CNFA is pleased to announce the expansion of its United States Agency for International Development (USAID)-funded Farmer-to-Farmer (FTF) program into Uzbekistan.
Teamed with Oasis FES LLC, a local agricultural consulting company in Tashkent, Uzbekistan, CNFA will field five or more volunteers per year in the country.
The first volunteer leaves Aug. 7 for a two-week assignment in the Fergana and Samarkand regions, where she will train agribusinesses in fruit selection, value-added processing technologies, non-refrigerated storage and marketing new fruit products. She will also assess fruit processor management and lab staff to accede to quality programs in the near future.
Uzbekistan is one of CNFA’s core countries in the Europe, Caucasus and Central Asia region, where CNFA already uses targeted volunteer technical assistance to strengthen markets and foster sustained and broad-based economic growth in the agricultural sectors in Georgia, Moldova and Tajikstan. Over the life of the five-year $7.5 million program, CNFA will field nearly 400 volunteers to assist 130 host institutions and enterprises.

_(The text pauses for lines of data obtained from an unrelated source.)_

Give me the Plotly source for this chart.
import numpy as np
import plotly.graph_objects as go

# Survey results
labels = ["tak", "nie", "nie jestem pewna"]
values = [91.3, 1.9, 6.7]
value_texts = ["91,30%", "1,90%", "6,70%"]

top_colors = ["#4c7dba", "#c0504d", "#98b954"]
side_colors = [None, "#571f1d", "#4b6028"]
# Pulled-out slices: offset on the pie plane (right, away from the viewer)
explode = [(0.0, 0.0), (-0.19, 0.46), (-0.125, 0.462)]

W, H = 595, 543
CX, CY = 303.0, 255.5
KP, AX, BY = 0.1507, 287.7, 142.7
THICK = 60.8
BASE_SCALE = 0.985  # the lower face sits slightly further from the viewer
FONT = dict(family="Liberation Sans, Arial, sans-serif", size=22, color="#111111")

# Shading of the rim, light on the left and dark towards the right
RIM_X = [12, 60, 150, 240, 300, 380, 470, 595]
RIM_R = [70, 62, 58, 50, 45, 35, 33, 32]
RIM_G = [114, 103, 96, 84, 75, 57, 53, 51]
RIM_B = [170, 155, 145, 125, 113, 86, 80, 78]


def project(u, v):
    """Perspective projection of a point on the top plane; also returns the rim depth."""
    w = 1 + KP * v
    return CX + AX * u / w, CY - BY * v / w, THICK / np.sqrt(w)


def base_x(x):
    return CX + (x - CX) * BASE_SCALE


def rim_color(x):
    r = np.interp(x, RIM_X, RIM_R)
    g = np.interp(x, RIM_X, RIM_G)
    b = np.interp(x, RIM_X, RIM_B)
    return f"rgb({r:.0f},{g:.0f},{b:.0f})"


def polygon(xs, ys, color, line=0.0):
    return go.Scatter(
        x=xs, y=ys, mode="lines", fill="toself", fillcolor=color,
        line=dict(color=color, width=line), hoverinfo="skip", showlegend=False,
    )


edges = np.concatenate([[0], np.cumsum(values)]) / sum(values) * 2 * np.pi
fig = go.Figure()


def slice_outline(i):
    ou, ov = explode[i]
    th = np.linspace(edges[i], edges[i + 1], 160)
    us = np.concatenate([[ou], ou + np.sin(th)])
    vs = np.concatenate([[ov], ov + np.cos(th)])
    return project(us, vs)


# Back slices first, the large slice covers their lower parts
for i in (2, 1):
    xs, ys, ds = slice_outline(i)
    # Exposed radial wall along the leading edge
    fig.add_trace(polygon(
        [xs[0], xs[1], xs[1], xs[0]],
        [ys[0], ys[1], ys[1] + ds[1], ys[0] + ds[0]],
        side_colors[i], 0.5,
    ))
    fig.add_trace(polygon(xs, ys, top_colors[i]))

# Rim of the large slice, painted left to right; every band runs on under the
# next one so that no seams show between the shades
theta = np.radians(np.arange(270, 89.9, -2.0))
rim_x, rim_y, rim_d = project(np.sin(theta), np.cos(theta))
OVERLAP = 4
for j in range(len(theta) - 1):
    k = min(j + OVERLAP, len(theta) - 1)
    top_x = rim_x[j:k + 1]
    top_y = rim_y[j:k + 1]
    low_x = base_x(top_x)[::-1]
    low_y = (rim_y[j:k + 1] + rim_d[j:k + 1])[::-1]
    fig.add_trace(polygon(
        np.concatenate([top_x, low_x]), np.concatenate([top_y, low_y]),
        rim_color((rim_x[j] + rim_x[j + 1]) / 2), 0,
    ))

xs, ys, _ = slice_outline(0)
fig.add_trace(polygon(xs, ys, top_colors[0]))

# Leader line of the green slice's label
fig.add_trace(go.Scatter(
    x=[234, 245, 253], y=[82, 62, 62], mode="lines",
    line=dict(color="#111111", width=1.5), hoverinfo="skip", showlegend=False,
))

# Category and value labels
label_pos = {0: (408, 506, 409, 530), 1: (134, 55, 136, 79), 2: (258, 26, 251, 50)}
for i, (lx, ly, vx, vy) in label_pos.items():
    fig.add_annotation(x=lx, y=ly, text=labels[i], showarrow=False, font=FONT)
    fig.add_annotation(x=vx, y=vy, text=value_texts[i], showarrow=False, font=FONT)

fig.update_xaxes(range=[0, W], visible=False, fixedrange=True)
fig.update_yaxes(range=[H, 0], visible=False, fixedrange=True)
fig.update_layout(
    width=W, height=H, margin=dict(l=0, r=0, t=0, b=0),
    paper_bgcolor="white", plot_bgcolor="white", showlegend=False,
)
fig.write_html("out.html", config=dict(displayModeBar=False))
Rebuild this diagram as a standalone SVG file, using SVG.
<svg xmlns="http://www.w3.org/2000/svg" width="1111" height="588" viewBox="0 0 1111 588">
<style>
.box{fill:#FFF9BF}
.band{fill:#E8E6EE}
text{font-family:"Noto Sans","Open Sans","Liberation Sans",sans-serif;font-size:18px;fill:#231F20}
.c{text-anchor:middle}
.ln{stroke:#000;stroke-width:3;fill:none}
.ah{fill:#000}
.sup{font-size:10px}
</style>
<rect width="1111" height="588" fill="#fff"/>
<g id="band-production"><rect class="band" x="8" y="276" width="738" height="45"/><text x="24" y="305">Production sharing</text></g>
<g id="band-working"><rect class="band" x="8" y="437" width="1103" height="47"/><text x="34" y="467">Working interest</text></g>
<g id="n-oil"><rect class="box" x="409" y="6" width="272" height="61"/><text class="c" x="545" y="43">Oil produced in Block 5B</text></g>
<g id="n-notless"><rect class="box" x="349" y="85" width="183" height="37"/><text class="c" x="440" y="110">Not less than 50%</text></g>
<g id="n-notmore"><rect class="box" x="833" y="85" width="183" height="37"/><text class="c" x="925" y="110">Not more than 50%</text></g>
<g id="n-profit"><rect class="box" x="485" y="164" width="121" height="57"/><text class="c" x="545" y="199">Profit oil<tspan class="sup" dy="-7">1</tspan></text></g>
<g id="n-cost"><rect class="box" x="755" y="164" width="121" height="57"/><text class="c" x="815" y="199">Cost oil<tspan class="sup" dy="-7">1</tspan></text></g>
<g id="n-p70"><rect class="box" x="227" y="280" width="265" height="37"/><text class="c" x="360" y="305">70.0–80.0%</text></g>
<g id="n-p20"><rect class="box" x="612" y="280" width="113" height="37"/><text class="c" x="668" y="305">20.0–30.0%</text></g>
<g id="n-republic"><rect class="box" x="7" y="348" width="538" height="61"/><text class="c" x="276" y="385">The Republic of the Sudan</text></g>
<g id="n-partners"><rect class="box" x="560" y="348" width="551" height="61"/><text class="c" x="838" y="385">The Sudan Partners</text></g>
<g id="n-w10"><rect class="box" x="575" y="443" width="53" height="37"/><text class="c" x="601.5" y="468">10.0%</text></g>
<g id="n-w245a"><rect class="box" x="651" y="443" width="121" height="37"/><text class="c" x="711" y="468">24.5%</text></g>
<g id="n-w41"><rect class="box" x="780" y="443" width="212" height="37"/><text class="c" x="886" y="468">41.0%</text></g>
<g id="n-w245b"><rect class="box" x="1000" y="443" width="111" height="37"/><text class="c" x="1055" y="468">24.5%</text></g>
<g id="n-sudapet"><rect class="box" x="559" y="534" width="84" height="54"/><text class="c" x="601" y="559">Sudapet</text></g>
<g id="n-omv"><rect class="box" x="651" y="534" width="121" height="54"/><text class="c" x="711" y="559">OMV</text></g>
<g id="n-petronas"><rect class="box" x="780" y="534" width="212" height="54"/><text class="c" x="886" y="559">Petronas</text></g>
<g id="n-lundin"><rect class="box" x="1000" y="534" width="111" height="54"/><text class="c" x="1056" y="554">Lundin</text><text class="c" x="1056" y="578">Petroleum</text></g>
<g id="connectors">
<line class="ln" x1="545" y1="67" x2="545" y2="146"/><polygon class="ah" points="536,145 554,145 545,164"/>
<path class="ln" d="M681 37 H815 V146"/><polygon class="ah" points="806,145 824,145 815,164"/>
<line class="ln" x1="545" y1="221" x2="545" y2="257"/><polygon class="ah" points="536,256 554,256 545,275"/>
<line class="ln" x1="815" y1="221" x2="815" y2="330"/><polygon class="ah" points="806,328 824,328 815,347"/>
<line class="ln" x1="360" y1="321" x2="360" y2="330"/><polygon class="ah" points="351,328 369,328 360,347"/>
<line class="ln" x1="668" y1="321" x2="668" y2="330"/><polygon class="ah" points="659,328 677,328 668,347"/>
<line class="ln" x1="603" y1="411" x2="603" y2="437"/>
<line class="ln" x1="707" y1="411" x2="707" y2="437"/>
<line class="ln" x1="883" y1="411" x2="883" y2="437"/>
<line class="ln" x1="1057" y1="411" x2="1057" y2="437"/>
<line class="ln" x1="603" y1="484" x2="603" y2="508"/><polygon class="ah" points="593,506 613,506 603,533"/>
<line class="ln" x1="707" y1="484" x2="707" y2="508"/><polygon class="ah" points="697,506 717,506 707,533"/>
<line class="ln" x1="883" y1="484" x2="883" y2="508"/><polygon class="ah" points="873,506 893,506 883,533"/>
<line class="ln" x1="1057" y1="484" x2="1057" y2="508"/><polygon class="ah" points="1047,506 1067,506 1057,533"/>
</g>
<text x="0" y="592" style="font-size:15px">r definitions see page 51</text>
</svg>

In Central Asia, where most of the population depends on agriculture, CNFA will use FTF to complement USAID’s strategic objectives of developing value chain linkages to provide greater economic opportunities for rural people in this fragile and strategically important region.

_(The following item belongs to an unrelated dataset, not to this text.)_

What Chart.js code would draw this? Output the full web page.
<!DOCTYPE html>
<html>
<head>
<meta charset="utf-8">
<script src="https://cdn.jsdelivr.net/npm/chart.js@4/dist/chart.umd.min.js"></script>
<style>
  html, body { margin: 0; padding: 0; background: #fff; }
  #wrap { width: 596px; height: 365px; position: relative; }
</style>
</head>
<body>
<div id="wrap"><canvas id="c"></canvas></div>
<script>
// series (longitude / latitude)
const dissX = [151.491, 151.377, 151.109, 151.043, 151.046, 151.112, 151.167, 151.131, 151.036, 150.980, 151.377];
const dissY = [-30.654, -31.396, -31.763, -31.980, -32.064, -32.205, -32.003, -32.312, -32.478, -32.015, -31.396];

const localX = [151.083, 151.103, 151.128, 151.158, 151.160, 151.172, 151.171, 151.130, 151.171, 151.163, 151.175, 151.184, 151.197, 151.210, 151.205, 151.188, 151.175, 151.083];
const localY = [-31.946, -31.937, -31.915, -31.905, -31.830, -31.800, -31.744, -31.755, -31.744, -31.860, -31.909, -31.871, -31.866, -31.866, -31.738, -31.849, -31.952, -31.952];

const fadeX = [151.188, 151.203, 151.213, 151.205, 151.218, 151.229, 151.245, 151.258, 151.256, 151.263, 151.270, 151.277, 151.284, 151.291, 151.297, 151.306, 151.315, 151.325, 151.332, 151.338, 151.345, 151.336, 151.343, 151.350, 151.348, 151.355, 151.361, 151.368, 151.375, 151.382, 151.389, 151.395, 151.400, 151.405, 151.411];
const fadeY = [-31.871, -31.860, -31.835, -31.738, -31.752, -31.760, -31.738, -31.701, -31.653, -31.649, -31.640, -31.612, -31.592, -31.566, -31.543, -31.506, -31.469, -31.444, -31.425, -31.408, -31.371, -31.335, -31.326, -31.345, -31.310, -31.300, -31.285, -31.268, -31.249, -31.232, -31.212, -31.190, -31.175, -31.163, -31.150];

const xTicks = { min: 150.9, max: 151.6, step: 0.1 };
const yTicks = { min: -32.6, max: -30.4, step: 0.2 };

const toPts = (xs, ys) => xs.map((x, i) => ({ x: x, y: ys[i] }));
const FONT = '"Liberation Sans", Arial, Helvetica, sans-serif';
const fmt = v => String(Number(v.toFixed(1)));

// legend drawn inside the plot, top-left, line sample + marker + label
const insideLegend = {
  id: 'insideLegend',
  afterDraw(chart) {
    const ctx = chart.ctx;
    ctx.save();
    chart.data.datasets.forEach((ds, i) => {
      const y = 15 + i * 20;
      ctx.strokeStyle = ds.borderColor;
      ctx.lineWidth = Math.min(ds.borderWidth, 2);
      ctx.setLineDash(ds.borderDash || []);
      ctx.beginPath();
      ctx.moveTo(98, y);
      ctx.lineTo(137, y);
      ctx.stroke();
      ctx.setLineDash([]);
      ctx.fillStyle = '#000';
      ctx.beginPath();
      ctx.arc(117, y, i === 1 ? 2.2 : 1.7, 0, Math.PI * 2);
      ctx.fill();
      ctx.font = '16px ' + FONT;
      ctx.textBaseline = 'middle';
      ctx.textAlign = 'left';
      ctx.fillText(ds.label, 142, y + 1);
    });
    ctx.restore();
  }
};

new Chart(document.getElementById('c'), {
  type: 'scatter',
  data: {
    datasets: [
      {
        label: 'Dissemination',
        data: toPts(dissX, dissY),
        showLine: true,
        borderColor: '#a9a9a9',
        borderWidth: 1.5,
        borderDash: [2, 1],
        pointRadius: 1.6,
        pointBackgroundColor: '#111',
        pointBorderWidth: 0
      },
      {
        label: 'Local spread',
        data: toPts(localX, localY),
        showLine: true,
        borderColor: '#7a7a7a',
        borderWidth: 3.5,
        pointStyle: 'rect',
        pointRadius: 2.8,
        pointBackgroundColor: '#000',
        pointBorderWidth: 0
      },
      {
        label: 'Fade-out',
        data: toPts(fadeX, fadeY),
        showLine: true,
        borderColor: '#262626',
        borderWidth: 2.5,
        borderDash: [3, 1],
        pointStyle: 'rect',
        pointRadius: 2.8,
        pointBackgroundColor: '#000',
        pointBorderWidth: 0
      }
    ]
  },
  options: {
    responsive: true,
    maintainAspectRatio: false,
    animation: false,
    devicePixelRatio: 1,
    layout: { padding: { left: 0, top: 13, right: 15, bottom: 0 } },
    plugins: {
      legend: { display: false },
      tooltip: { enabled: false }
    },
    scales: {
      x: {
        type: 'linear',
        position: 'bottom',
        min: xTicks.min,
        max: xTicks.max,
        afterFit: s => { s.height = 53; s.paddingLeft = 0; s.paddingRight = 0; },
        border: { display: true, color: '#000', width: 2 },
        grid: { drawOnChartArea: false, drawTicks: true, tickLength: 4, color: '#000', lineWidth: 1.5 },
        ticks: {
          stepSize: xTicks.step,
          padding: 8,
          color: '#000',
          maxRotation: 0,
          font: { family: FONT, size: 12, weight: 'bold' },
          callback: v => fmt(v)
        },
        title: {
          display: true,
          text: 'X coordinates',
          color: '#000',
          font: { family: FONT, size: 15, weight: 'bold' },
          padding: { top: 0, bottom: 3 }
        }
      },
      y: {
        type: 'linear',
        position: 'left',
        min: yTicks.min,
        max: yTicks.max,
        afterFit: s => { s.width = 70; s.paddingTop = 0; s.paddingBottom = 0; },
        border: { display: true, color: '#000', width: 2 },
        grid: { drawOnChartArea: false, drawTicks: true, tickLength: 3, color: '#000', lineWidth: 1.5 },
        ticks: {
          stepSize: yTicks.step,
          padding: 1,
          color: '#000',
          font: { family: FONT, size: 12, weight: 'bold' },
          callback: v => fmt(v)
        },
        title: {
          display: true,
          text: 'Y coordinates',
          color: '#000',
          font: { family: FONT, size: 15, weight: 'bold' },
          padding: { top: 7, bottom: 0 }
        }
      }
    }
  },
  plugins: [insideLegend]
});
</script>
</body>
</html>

To maximize volunteer impact, FTF targets specific smallholder farmers, entrepreneurs, cooperatives and associations along key agricultural value chains chosen for their high growth potential. Each assignment builds upon previous work and complements other interventions.
CNFA has been successfully implementing the FTF program since 1992 and has developed an effective model for administration, from recruitment of agricultural experts in the U.S. to successfully hosting volunteers in country. Over the last 16 years, CNFA has fielded almost 1,500 volunteers in Russia, Belarus, Ukraine, Moldova, South Africa, Zimbabwe, Zambia, Malawi and Mozambique. During the last five years of implementation in the West NIS region alone, CNFA volunteers have facilitated the sale of approximately $15 million in fresh and processed agricultural commodities; the extension of $20 million in rural credit; and the distribution of more than $7 million in agricultural inputs and services to farmers.